**Do this**
Write out the material exactly. Do not include the pictures.
....
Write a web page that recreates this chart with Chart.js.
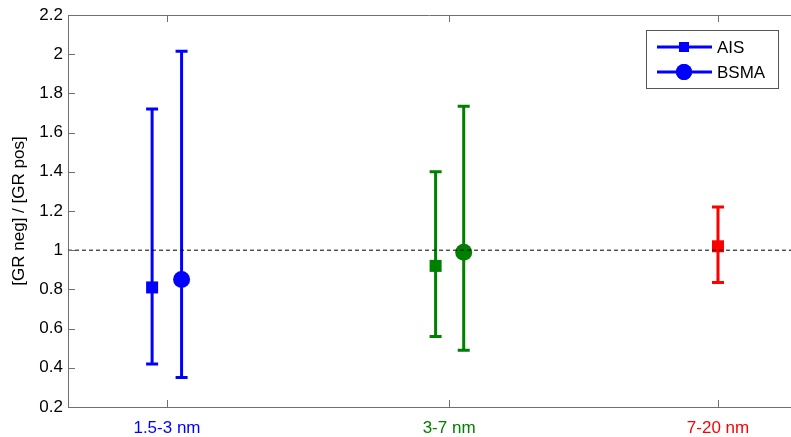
<!DOCTYPE html>
<html>
<head>
<meta charset="utf-8">
<script src="https://cdn.jsdelivr.net/npm/chart.js@4/dist/chart.umd.min.js"></script>
<style>
  html, body { margin: 0; padding: 0; background: #fff; }
  #wrap { width: 791px; height: 437px; position: relative; }
</style>
</head>
<body>
<div id="wrap"><canvas id="c"></canvas></div>
<script>
// size classes and where they sit on the x axis
const categories = ['1.5-3 nm', '3-7 nm', '7-20 nm'];
const catPos = [1, 2.024, 3];
const catColors = ['#0000ff', '#008000', '#ff0000'];

// AIS: mean, lower and upper ends of the error bars
const aisX = [0.946, 1.975, 3.0];
const aisMean = [0.81, 0.92, 1.02];
const aisLow = [0.42, 0.56, 0.835];
const aisHigh = [1.72, 1.40, 1.22];

// BSMA (no value for 7-20 nm)
const bsmaX = [1.053, 2.077];
const bsmaMean = [0.85, 0.99];
const bsmaLow = [0.35, 0.49];
const bsmaHigh = [2.015, 1.735];

const yTicks = [0.2, 0.4, 0.6, 0.8, 1, 1.2, 1.4, 1.6, 1.8, 2, 2.2];
const xMin = 0.6407, xMax = 3.265;
const refLine = 1;

const FONT = "'Liberation Sans', Arial, sans-serif";
const AXIS = '#707070';

function pts(xs, ys) {
  return xs.map((x, i) => ({ x: x, y: ys[i] }));
}

// error bars + caps from the data arrays
const errorBars = {
  id: 'errorBars',
  beforeDatasetsDraw(chart) {
    const { ctx, scales: { x, y } } = chart;
    const groups = [
      { xs: aisX, lo: aisLow, hi: aisHigh },
      { xs: bsmaX, lo: bsmaLow, hi: bsmaHigh },
    ];
    ctx.save();
    ctx.lineWidth = 3;
    groups.forEach(g => {
      g.xs.forEach((xv, i) => {
        const px = x.getPixelForValue(xv);
        const p1 = y.getPixelForValue(g.lo[i]);
        const p2 = y.getPixelForValue(g.hi[i]);
        ctx.strokeStyle = catColors[i];
        ctx.beginPath();
        ctx.moveTo(px, p1); ctx.lineTo(px, p2);
        ctx.moveTo(px - 6, p1); ctx.lineTo(px + 6, p1);
        ctx.moveTo(px - 6, p2); ctx.lineTo(px + 6, p2);
        ctx.stroke();
      });
    });
    ctx.restore();
  }
};

// matlab style frame: top line and inward ticks
const frame = {
  id: 'frame',
  afterDraw(chart) {
    const { ctx, chartArea: a, scales: { x, y } } = chart;
    ctx.save();
    ctx.strokeStyle = AXIS;
    ctx.lineWidth = 1;
    ctx.beginPath();
    ctx.moveTo(a.left, a.top + 0.5); ctx.lineTo(a.right, a.top + 0.5);
    yTicks.forEach(v => {
      const py = Math.round(y.getPixelForValue(v)) + 0.5;
      ctx.moveTo(a.left, py); ctx.lineTo(a.left + 7, py);
    });
    catPos.forEach(v => {
      const px = Math.round(x.getPixelForValue(v)) + 0.5;
      ctx.moveTo(px, a.bottom); ctx.lineTo(px, a.bottom - 7);
      ctx.moveTo(px, a.top); ctx.lineTo(px, a.top + 7);
    });
    ctx.stroke();

    // legend box
    const lx = 646, ly = 30, lw = 132, lh = 58;
    ctx.fillStyle = '#fff';
    ctx.fillRect(lx, ly, lw, lh);
    ctx.strokeStyle = '#555';
    ctx.strokeRect(lx + 0.5, ly + 0.5, lw, lh);
    const items = [
      { label: 'AIS', style: 'rect', yy: 47 },
      { label: 'BSMA', style: 'circle', yy: 72 },
    ];
    items.forEach(it => {
      ctx.strokeStyle = '#0000ff';
      ctx.lineWidth = 3;
      ctx.beginPath();
      ctx.moveTo(657, it.yy); ctx.lineTo(712, it.yy);
      ctx.stroke();
      ctx.fillStyle = '#0000ff';
      Chart.helpers.drawPoint(ctx, { pointStyle: it.style, radius: it.style === 'rect' ? 7 : 8, borderWidth: 0 }, 684, it.yy);
      ctx.fill();
      ctx.fillStyle = '#000';
      ctx.font = '17px ' + FONT;
      ctx.textBaseline = 'middle';
      ctx.fillText(it.label, 717, it.yy + 1);
    });
    ctx.restore();
  }
};

new Chart(document.getElementById('c'), {
  type: 'scatter',
  data: {
    datasets: [
      {
        label: 'ref',
        type: 'line',
        data: [{ x: xMin, y: refLine }, { x: xMax, y: refLine }],
        borderColor: '#000',
        borderWidth: 1,
        borderDash: [4, 3],
        pointRadius: 0,
      },
      {
        label: 'AIS',
        data: pts(aisX, aisMean),
        pointStyle: 'rect',
        pointRadius: 8.5,
        backgroundColor: catColors,
        borderColor: catColors,
        borderWidth: 0,
      },
      {
        label: 'BSMA',
        data: pts(bsmaX, bsmaMean),
        pointStyle: 'circle',
        pointRadius: 8.5,
        backgroundColor: catColors,
        borderColor: catColors,
        borderWidth: 0,
      },
    ]
  },
  options: {
    responsive: true,
    maintainAspectRatio: false,
    animation: false,
    layout: { autoPadding: false, padding: { top: 15, right: 0, left: 0, bottom: 0 } },
    plugins: { legend: { display: false }, tooltip: { enabled: false } },
    scales: {
      x: {
        type: 'linear',
        min: xMin,
        max: xMax,
        afterBuildTicks: s => { s.ticks = catPos.map(v => ({ value: v })); },
        afterFit: s => { s.height = 30; s.paddingLeft = 0; s.paddingRight = 0; },
        grid: { display: true, drawOnChartArea: false, drawTicks: false },
        border: { color: AXIS },
        ticks: {
          padding: 11,
          font: { family: FONT, size: 17 },
          color: c => catColors[c.index],
          callback: (v, i) => categories[i],
        },
      },
      y: {
        min: 0.2,
        max: 2.2,
        afterBuildTicks: s => { s.ticks = yTicks.map(v => ({ value: v })); },
        afterFit: s => { s.width = 68; s.paddingTop = 0; s.paddingBottom = 0; },
        grid: { display: true, drawOnChartArea: false, drawTicks: false },
        border: { color: AXIS },
        title: {
          display: true,
          text: '[GR neg] / [GR pos]',
          font: { family: FONT, size: 17 },
          color: '#000',
          padding: { top: 9, bottom: 0 },
        },
        ticks: {
          padding: 5,
          font: { family: FONT, size: 17 },
          color: '#000',
          callback: v => String(Math.round(v * 10) / 10),
        },
      },
    },
  },
  plugins: [errorBars, frame],
});
</script>
</body>
</html>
....
**Written reply**
Write a web page that recreates this chart with Chart.js.
<!DOCTYPE html>
<html>
<head>
<meta charset="utf-8">
<script src="https://cdn.jsdelivr.net/npm/chart.js@4/dist/chart.umd.min.js"></script>
<style>
  html, body { margin: 0; padding: 0; background: #fff; }
  #wrap { width: 791px; height: 437px; position: relative; }
</style>
</head>
<body>
<div id="wrap"><canvas id="c"></canvas></div>
<script>
// size classes and where they sit on the x axis
const categories = ['1.5-3 nm', '3-7 nm', '7-20 nm'];
const catPos = [1, 2.024, 3];
const catColors = ['#0000ff', '#008000', '#ff0000'];

// AIS: mean, lower and upper ends of the error bars
const aisX = [0.946, 1.975, 3.0];
const aisMean = [0.81, 0.92, 1.02];
const aisLow = [0.42, 0.56, 0.835];
const aisHigh = [1.72, 1.40, 1.22];

// BSMA (no value for 7-20 nm)
const bsmaX = [1.053, 2.077];
const bsmaMean = [0.85, 0.99];
const bsmaLow = [0.35, 0.49];
const bsmaHigh = [2.015, 1.735];

const yTicks = [0.2, 0.4, 0.6, 0.8, 1, 1.2, 1.4, 1.6, 1.8, 2, 2.2];
const xMin = 0.6407, xMax = 3.265;
const refLine = 1;

const FONT = "'Liberation Sans', Arial, sans-serif";
const AXIS = '#707070';

function pts(xs, ys) {
  return xs.map((x, i) => ({ x: x, y: ys[i] }));
}

// error bars + caps from the data arrays
const errorBars = {
  id: 'errorBars',
  beforeDatasetsDraw(chart) {
    const { ctx, scales: { x, y } } = chart;
    const groups = [
      { xs: aisX, lo: aisLow, hi: aisHigh },
      { xs: bsmaX, lo: bsmaLow, hi: bsmaHigh },
    ];
    ctx.save();
    ctx.lineWidth = 3;
    groups.forEach(g => {
      g.xs.forEach((xv, i) => {
        const px = x.getPixelForValue(xv);
        const p1 = y.getPixelForValue(g.lo[i]);
        const p2 = y.getPixelForValue(g.hi[i]);
        ctx.strokeStyle = catColors[i];
        ctx.beginPath();
        ctx.moveTo(px, p1); ctx.lineTo(px, p2);
        ctx.moveTo(px - 6, p1); ctx.lineTo(px + 6, p1);
        ctx.moveTo(px - 6, p2); ctx.lineTo(px + 6, p2);
        ctx.stroke();
      });
    });
    ctx.restore();
  }
};

// matlab style frame: top line and inward ticks
const frame = {
  id: 'frame',
  afterDraw(chart) {
    const { ctx, chartArea: a, scales: { x, y } } = chart;
    ctx.save();
    ctx.strokeStyle = AXIS;
    ctx.lineWidth = 1;
    ctx.beginPath();
    ctx.moveTo(a.left, a.top + 0.5); ctx.lineTo(a.right, a.top + 0.5);
    yTicks.forEach(v => {
      const py = Math.round(y.getPixelForValue(v)) + 0.5;
      ctx.moveTo(a.left, py); ctx.lineTo(a.left + 7, py);
    });
    catPos.forEach(v => {
      const px = Math.round(x.getPixelForValue(v)) + 0.5;
      ctx.moveTo(px, a.bottom); ctx.lineTo(px, a.bottom - 7);
      ctx.moveTo(px, a.top); ctx.lineTo(px, a.top + 7);
    });
    ctx.stroke();

    // legend box
    const lx = 646, ly = 30, lw = 132, lh = 58;
    ctx.fillStyle = '#fff';
    ctx.fillRect(lx, ly, lw, lh);
    ctx.strokeStyle = '#555';
    ctx.strokeRect(lx + 0.5, ly + 0.5, lw, lh);
    const items = [
      { label: 'AIS', style: 'rect', yy: 47 },
      { label: 'BSMA', style: 'circle', yy: 72 },
    ];
    items.forEach(it => {
      ctx.strokeStyle = '#0000ff';
      ctx.lineWidth = 3;
      ctx.beginPath();
      ctx.moveTo(657, it.yy); ctx.lineTo(712, it.yy);
      ctx.stroke();
      ctx.fillStyle = '#0000ff';
      Chart.helpers.drawPoint(ctx, { pointStyle: it.style, radius: it.style === 'rect' ? 7 : 8, borderWidth: 0 }, 684, it.yy);
      ctx.fill();
      ctx.fillStyle = '#000';
      ctx.font = '17px ' + FONT;
      ctx.textBaseline = 'middle';
      ctx.fillText(it.label, 717, it.yy + 1);
    });
    ctx.restore();
  }
};

new Chart(document.getElementById('c'), {
  type: 'scatter',
  data: {
    datasets: [
      {
        label: 'ref',
        type: 'line',
        data: [{ x: xMin, y: refLine }, { x: xMax, y: refLine }],
        borderColor: '#000',
        borderWidth: 1,
        borderDash: [4, 3],
        pointRadius: 0,
      },
      {
        label: 'AIS',
        data: pts(aisX, aisMean),
        pointStyle: 'rect',
        pointRadius: 8.5,
        backgroundColor: catColors,
        borderColor: catColors,
        borderWidth: 0,
      },
      {
        label: 'BSMA',
        data: pts(bsmaX, bsmaMean),
        pointStyle: 'circle',
        pointRadius: 8.5,
        backgroundColor: catColors,
        borderColor: catColors,
        borderWidth: 0,
      },
    ]
  },
  options: {
    responsive: true,
    maintainAspectRatio: false,
    animation: false,
    layout: { autoPadding: false, padding: { top: 15, right: 0, left: 0, bottom: 0 } },
    plugins: { legend: { display: false }, tooltip: { enabled: false } },
    scales: {
      x: {
        type: 'linear',
        min: xMin,
        max: xMax,
        afterBuildTicks: s => { s.ticks = catPos.map(v => ({ value: v })); },
        afterFit: s => { s.height = 30; s.paddingLeft = 0; s.paddingRight = 0; },
        grid: { display: true, drawOnChartArea: false, drawTicks: false },
        border: { color: AXIS },
        ticks: {
          padding: 11,
          font: { family: FONT, size: 17 },
          color: c => catColors[c.index],
          callback: (v, i) => categories[i],
        },
      },
      y: {
        min: 0.2,
        max: 2.2,
        afterBuildTicks: s => { s.ticks = yTicks.map(v => ({ value: v })); },
        afterFit: s => { s.width = 68; s.paddingTop = 0; s.paddingBottom = 0; },
        grid: { display: true, drawOnChartArea: false, drawTicks: false },
        border: { color: AXIS },
        title: {
          display: true,
          text: '[GR neg] / [GR pos]',
          font: { family: FONT, size: 17 },
          color: '#000',
          padding: { top: 9, bottom: 0 },
        },
        ticks: {
          padding: 5,
          font: { family: FONT, size: 17 },
          color: '#000',
          callback: v => String(Math.round(v * 10) / 10),
        },
      },
    },
  },
  plugins: [errorBars, frame],
});
</script>
</body>
</html>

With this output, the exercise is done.